Dataset excerpt:
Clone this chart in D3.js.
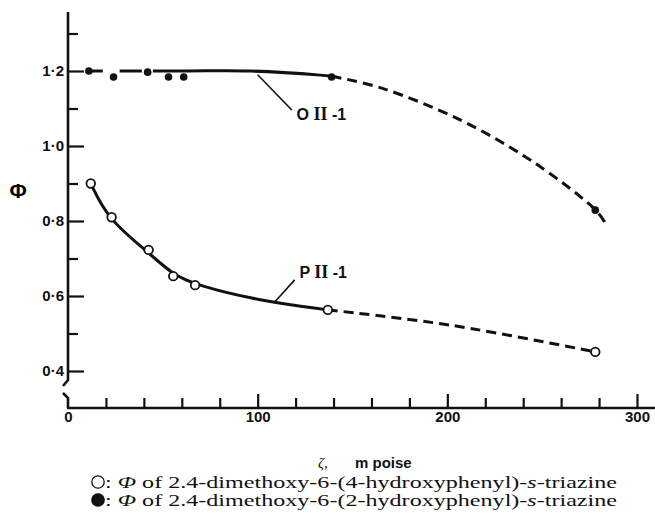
<!DOCTYPE html>
<html>
<head>
<meta charset="utf-8">
<title>Phi vs viscosity</title>
<script src="https://d3js.org/d3.v7.min.js"></script>
<style>
    body { margin: 0; background: #fff; }
    .tick text { font-family: "Liberation Sans", Arial, sans-serif; font-size: 15px; font-weight: bold; fill: #111; }
    .tick line { stroke: #111; stroke-width: 2.2; }
    .curve { fill: none; stroke: #111; stroke-width: 3; }
    .dashed { stroke-dasharray: 10 6; }
</style>
</head>
<body>
<svg width="655" height="523"></svg>
<script>
// measured points: filled circles (2-hydroxyphenyl, O II-1)
const filledX = [11, 24, 42, 53, 61, 139, 278];
const filledY = [1.2, 1.184, 1.197, 1.184, 1.184, 1.184, 0.829];
// open circles (4-hydroxyphenyl, P II-1)
const openX = [12, 23, 42.5, 55.5, 67, 137, 278];
const openY = [0.9, 0.81, 0.723, 0.653, 0.629, 0.563, 0.451];

// drawn fit curves, solid and dashed (extrapolated) parts
const oSolidX = [11, 60, 96, 133, 139];
const oSolidY = [1.2, 1.2, 1.2, 1.189, 1.186];
const oDashX = [139, 165, 207, 246, 278, 283];
const oDashY = [1.186, 1.155, 1.069, 0.955, 0.83, 0.797];
const pSolidX = [12, 21, 42, 55, 67, 100, 137];
const pSolidY = [0.9, 0.805, 0.718, 0.658, 0.63, 0.588, 0.563];
const pDashX = [137, 202, 278];
const pDashY = [0.563, 0.522, 0.451];

const yMajor = [0.4, 0.6, 0.8, 1.0, 1.2];
const yMinor = [0.5, 0.7, 0.9, 1.1, 1.3];
const xLabels = [0, 100, 200, 300];
const xMinor = [20, 40, 60, 80, 120, 140, 160, 180, 220, 240, 260, 280];

const svg = d3.select("svg");
const x = d3.scaleLinear().domain([0, 300]).range([68, 637]);
const y = d3.scaleLinear().domain([0.4, 1.2]).range([371, 71]);
const axisY = 408;

// y axis with break near the bottom
svg.append("path")
    .attr("d", `M68,12 V380 L63,386 M63,393 L68,398 V${axisY}`)
    .attr("fill", "none").attr("stroke", "#111").attr("stroke-width", 2.6);
// x axis line
svg.append("line")
    .attr("x1", 67).attr("x2", 655).attr("y1", axisY).attr("y2", axisY)
    .attr("stroke", "#111").attr("stroke-width", 2.6);

const fmt = d => d3.format(".1f")(d).replace(".", "\u00b7");

const gy = svg.append("g").attr("transform", "translate(68,0)")
    .call(d3.axisLeft(y).tickValues(yMajor).tickSize(-16).tickPadding(4).tickFormat(fmt));
gy.select(".domain").remove();
const gy2 = svg.append("g").attr("transform", "translate(68,0)")
    .call(d3.axisLeft(y).tickValues(yMinor).tickSize(-10).tickFormat(""));
gy2.select(".domain").remove();

const gx = svg.append("g").attr("transform", `translate(0,${axisY})`)
    .call(d3.axisBottom(x).tickValues(xLabels).tickSize(-14).tickPadding(3).tickFormat(d3.format("d")));
gx.select(".domain").remove();
gx.selectAll(".tick").filter(d => d === 0).select("line").remove();
const gx2 = svg.append("g").attr("transform", `translate(0,${axisY})`)
    .call(d3.axisBottom(x).tickValues(xMinor).tickSize(-10).tickFormat(""));
gx2.select(".domain").remove();

// curves
const smooth = d3.line().x(d => x(d[0])).y(d => y(d[1])).curve(d3.curveBasis);
const line = d3.line().x(d => x(d[0])).y(d => y(d[1])).curve(d3.curveCatmullRom.alpha(0.5));
const zip = (a, b) => a.map((v, i) => [v, b[i]]);
svg.append("path").attr("class", "curve").attr("d", line(zip(oSolidX, oSolidY)))
    .style("stroke-dasharray", "14 17 22 11 1000");
svg.append("path").attr("class", "curve dashed").attr("d", line(zip(oDashX, oDashY)));
svg.append("path").attr("class", "curve").attr("d", smooth(zip(pSolidX, pSolidY)));
svg.append("path").attr("class", "curve dashed").attr("d", line(zip(pDashX, pDashY)));

// points
svg.selectAll(".filled").data(zip(filledX, filledY)).join("circle")
    .attr("class", "filled")
    .attr("cx", d => x(d[0])).attr("cy", d => y(d[1])).attr("r", 3.8)
    .attr("fill", "#111");
svg.selectAll(".open").data(zip(openX, openY)).join("circle")
    .attr("class", "open")
    .attr("cx", d => x(d[0])).attr("cy", d => y(d[1])).attr("r", 4.3)
    .attr("fill", "#fff").attr("stroke", "#111").attr("stroke-width", 1.8);

// curve labels with leader lines
function curveLabel(x1, y1, x2, y2, lx, ly, first) {
    svg.append("line")
        .attr("x1", x(x1)).attr("y1", y(y1)).attr("x2", x(x2)).attr("y2", y(y2))
        .attr("stroke", "#111").attr("stroke-width", 1.6);
    const t = svg.append("text")
        .attr("x", x(lx)).attr("y", y(ly)).attr("dy", "0.35em")
        .style("font-family", "Liberation Sans, Arial, sans-serif")
        .style("font-size", "16px").style("font-weight", "bold").attr("fill", "#111");
    t.append("tspan").text(first + " ");
    t.append("tspan").style("font-family", "Liberation Serif, serif").style("font-size", "18px").text("II");
    t.append("tspan").text(" -1");
}
curveLabel(100, 1.19, 118, 1.096, 120.5, 1.083, "O");
curveLabel(109, 0.584, 119.5, 0.643, 122, 0.664, "P");

// y title
svg.append("text").attr("x", 18).attr("y", 191).attr("dy", "0.35em")
    .attr("text-anchor", "middle")
    .style("font-family", "Liberation Sans, Arial, sans-serif")
    .style("font-size", "21px").style("font-weight", "bold").text("\u03a6");

// x title
const xt = svg.append("text").attr("x", 318).attr("y", 463).attr("dy", "0.35em")
    .style("font-size", "15px").attr("fill", "#111");
xt.append("tspan").style("font-family", "Liberation Serif, serif").style("font-style", "italic").text("\u03b6,");
xt.append("tspan").attr("x", 355).style("font-family", "Liberation Sans, Arial, sans-serif")
    .style("font-weight", "bold").text("m poise");

// legend
const legendRows = [
    { fill: "#fff", text: "4-hydroxyphenyl" },
    { fill: "#111", text: "2-hydroxyphenyl" }
];
legendRows.forEach((r, i) => {
    const cy = 482 + i * 18;
    svg.append("circle").attr("cx", 98).attr("cy", cy).attr("r", 6.2)
        .attr("fill", r.fill).attr("stroke", "#111").attr("stroke-width", 1.3);
    const t = svg.append("text").attr("x", 105).attr("y", cy).attr("dy", "0.35em")
        .attr("textLength", 512).attr("lengthAdjust", "spacingAndGlyphs")
        .style("font-family", "Liberation Serif, Times New Roman, serif")
        .style("font-size", "17px").attr("fill", "#111");
    t.append("tspan").text(": ");
    t.append("tspan").style("font-style", "italic").text("\u03a6");
    t.append("tspan").text(" of 2.4-dimethoxy-6-(" + r.text + ")-");
    t.append("tspan").style("font-style", "italic").text("s");
    t.append("tspan").text("-triazine");
});
</script>
</body>
</html>
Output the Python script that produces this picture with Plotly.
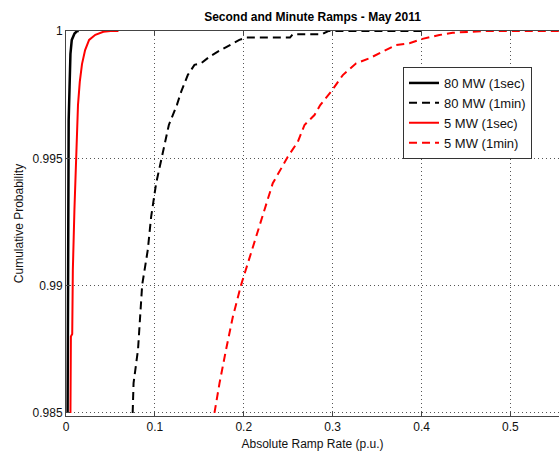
import plotly.graph_objects as go

# Upper tail of the empirical CDFs of absolute ramp rates (p.u.)
ramp_80mw_1sec = [0.0018, 0.0020, 0.0025, 0.0028, 0.0030, 0.0040, 0.0050, 0.0065, 0.0096, 0.0125, 0.0144]
prob_80mw_1sec = [0.985, 0.990, 0.993, 0.9945, 0.9965, 0.9978, 0.9991, 0.99965, 0.9999, 1.0, 1.0]

ramp_80mw_1min = [0.075, 0.076, 0.081, 0.0838, 0.0857, 0.092, 0.0958, 0.1014, 0.108, 0.1157,
                  0.1247, 0.1296, 0.137, 0.1445, 0.152, 0.1614, 0.1708, 0.184, 0.195, 0.2027,
                  0.2064, 0.252, 0.255, 0.288, 0.295, 0.40]
prob_80mw_1min = [0.985, 0.98617, 0.98748, 0.98878, 0.99003, 0.9914, 0.99271, 0.99402, 0.99506, 0.99631,
                  0.99709, 0.99762, 0.99827, 0.99867, 0.99873, 0.99899, 0.99919, 0.99945, 0.99965, 0.99974,
                  0.99974, 0.99974, 0.99987, 0.99987, 1.0, 1.0]

ramp_5mw_1sec = [0.0050, 0.0055, 0.0070, 0.0077, 0.0095, 0.0107, 0.0122, 0.0135, 0.0155, 0.0180,
                 0.0215, 0.0260, 0.0330, 0.0420, 0.0500, 0.0590]
prob_5mw_1sec = [0.985, 0.988, 0.9881, 0.9906, 0.993, 0.9945, 0.9958, 0.9971, 0.998, 0.9987,
                 0.99925, 0.99965, 0.99985, 0.99997, 1.0, 1.0]

ramp_5mw_1min = [0.167, 0.1727, 0.180, 0.1877, 0.197, 0.2034, 0.210, 0.2214, 0.2326, 0.2495,
                 0.2608, 0.2683, 0.2795, 0.286, 0.2983, 0.3114, 0.3264, 0.3414, 0.3564, 0.3714,
                 0.3864, 0.401, 0.420, 0.435, 0.47, 0.5546]
prob_5mw_1min = [0.985, 0.98617, 0.98748, 0.98878, 0.99003, 0.99075, 0.9914, 0.99271, 0.99402, 0.99506,
                 0.99565, 0.99631, 0.9967, 0.99709, 0.99762, 0.99827, 0.99873, 0.99893, 0.99919, 0.99945,
                 0.99952, 0.99969, 0.99984, 0.99993, 1.0, 1.0]

x_ticks = [0, 0.1, 0.2, 0.3, 0.4, 0.5]
x_tick_labels = ["0", "0.1", "0.2", "0.3", "0.4", "0.5"]
y_ticks = [0.985, 0.99, 0.995, 1.0]
y_tick_labels = ["0.985", "0.99", "0.995", "1"]

FONT = "Liberation Sans, Arial, sans-serif"

fig = go.Figure()
fig.add_trace(go.Scatter(x=ramp_80mw_1sec, y=prob_80mw_1sec, mode="lines", name="80 MW (1sec)",
                         line=dict(color="black", width=2.5)))
fig.add_trace(go.Scatter(x=ramp_80mw_1min, y=prob_80mw_1min, mode="lines", name="80 MW (1min)",
                         line=dict(color="black", width=2, dash="8px,5px")))
fig.add_trace(go.Scatter(x=ramp_5mw_1sec, y=prob_5mw_1sec, mode="lines", name="5 MW (1sec)",
                         line=dict(color="red", width=2)))
fig.add_trace(go.Scatter(x=ramp_5mw_1min, y=prob_5mw_1min, mode="lines", name="5 MW (1min)",
                         line=dict(color="red", width=2, dash="8px,5px")))

fig.update_layout(
    width=559, height=454,
    margin=dict(l=66, r=0, t=31, b=38),
    paper_bgcolor="white", plot_bgcolor="white",
    font=dict(family=FONT, size=12, color="#111"),
    title=dict(text="<b>Second and Minute Ramps - May 2011</b>", x=(66 + 559) / 2 / 559,
               xanchor="center", y=1 - 17 / 454, yanchor="middle", font=dict(size=12, color="black")),
    showlegend=True,
    legend=dict(x=0.6836, y=0.9065, xanchor="left", yanchor="top",
                bgcolor="white", bordercolor="#333", borderwidth=1,
                font=dict(size=13, color="#111"), tracegroupgap=0,
                itemwidth=30),
)

GRID_DASH = "1px,3px"

fig.update_xaxes(
    range=[0, 0.5546], tickvals=x_ticks, ticktext=x_tick_labels,
    showline=True, linecolor="#444", linewidth=1, mirror="ticks",
    ticks="inside", ticklen=4, tickcolor="#444",
    showgrid=True, gridcolor="#555", griddash=GRID_DASH, gridwidth=1,
    zeroline=False,
    title=dict(text="Absolute Ramp Rate (p.u.)", standoff=6, font=dict(size=12)),
)
fig.update_yaxes(
    range=[0.98488, 1.0], tickvals=y_ticks, ticktext=y_tick_labels,
    showline=True, linecolor="#444", linewidth=1, mirror=False,
    ticks="inside", ticklen=4, tickcolor="#444",
    showgrid=True, gridcolor="#555", griddash=GRID_DASH, gridwidth=1,
    zeroline=False,
    title=dict(text="Cumulative Probability", standoff=6, font=dict(size=12)),
)

fig.write_html("out.html", config={"displayModeBar": False})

** Short task **
Set down exactly the lines above, from the line containing "Output the Python" through the line containing "0.99952, 0.99969, 0.99984, 0.99993, 1.0, 1.0]". Skip the pictures.

** Written response **
Output the Python script that produces this picture with Plotly.
import plotly.graph_objects as go

# Upper tail of the empirical CDFs of absolute ramp rates (p.u.)
ramp_80mw_1sec = [0.0018, 0.0020, 0.0025, 0.0028, 0.0030, 0.0040, 0.0050, 0.0065, 0.0096, 0.0125, 0.0144]
prob_80mw_1sec = [0.985, 0.990, 0.993, 0.9945, 0.9965, 0.9978, 0.9991, 0.99965, 0.9999, 1.0, 1.0]

ramp_80mw_1min = [0.075, 0.076, 0.081, 0.0838, 0.0857, 0.092, 0.0958, 0.1014, 0.108, 0.1157,
                  0.1247, 0.1296, 0.137, 0.1445, 0.152, 0.1614, 0.1708, 0.184, 0.195, 0.2027,
                  0.2064, 0.252, 0.255, 0.288, 0.295, 0.40]
prob_80mw_1min = [0.985, 0.98617, 0.98748, 0.98878, 0.99003, 0.9914, 0.99271, 0.99402, 0.99506, 0.99631,
                  0.99709, 0.99762, 0.99827, 0.99867, 0.99873, 0.99899, 0.99919, 0.99945, 0.99965, 0.99974,
                  0.99974, 0.99974, 0.99987, 0.99987, 1.0, 1.0]

ramp_5mw_1sec = [0.0050, 0.0055, 0.0070, 0.0077, 0.0095, 0.0107, 0.0122, 0.0135, 0.0155, 0.0180,
                 0.0215, 0.0260, 0.0330, 0.0420, 0.0500, 0.0590]
prob_5mw_1sec = [0.985, 0.988, 0.9881, 0.9906, 0.993, 0.9945, 0.9958, 0.9971, 0.998, 0.9987,
                 0.99925, 0.99965, 0.99985, 0.99997, 1.0, 1.0]

ramp_5mw_1min = [0.167, 0.1727, 0.180, 0.1877, 0.197, 0.2034, 0.210, 0.2214, 0.2326, 0.2495,
                 0.2608, 0.2683, 0.2795, 0.286, 0.2983, 0.3114, 0.3264, 0.3414, 0.3564, 0.3714,
                 0.3864, 0.401, 0.420, 0.435, 0.47, 0.5546]
prob_5mw_1min = [0.985, 0.98617, 0.98748, 0.98878, 0.99003, 0.99075, 0.9914, 0.99271, 0.99402, 0.99506,
                 0.99565, 0.99631, 0.9967, 0.99709, 0.99762, 0.99827, 0.99873, 0.99893, 0.99919, 0.99945,
                 0.99952, 0.99969, 0.99984, 0.99993, 1.0, 1.0]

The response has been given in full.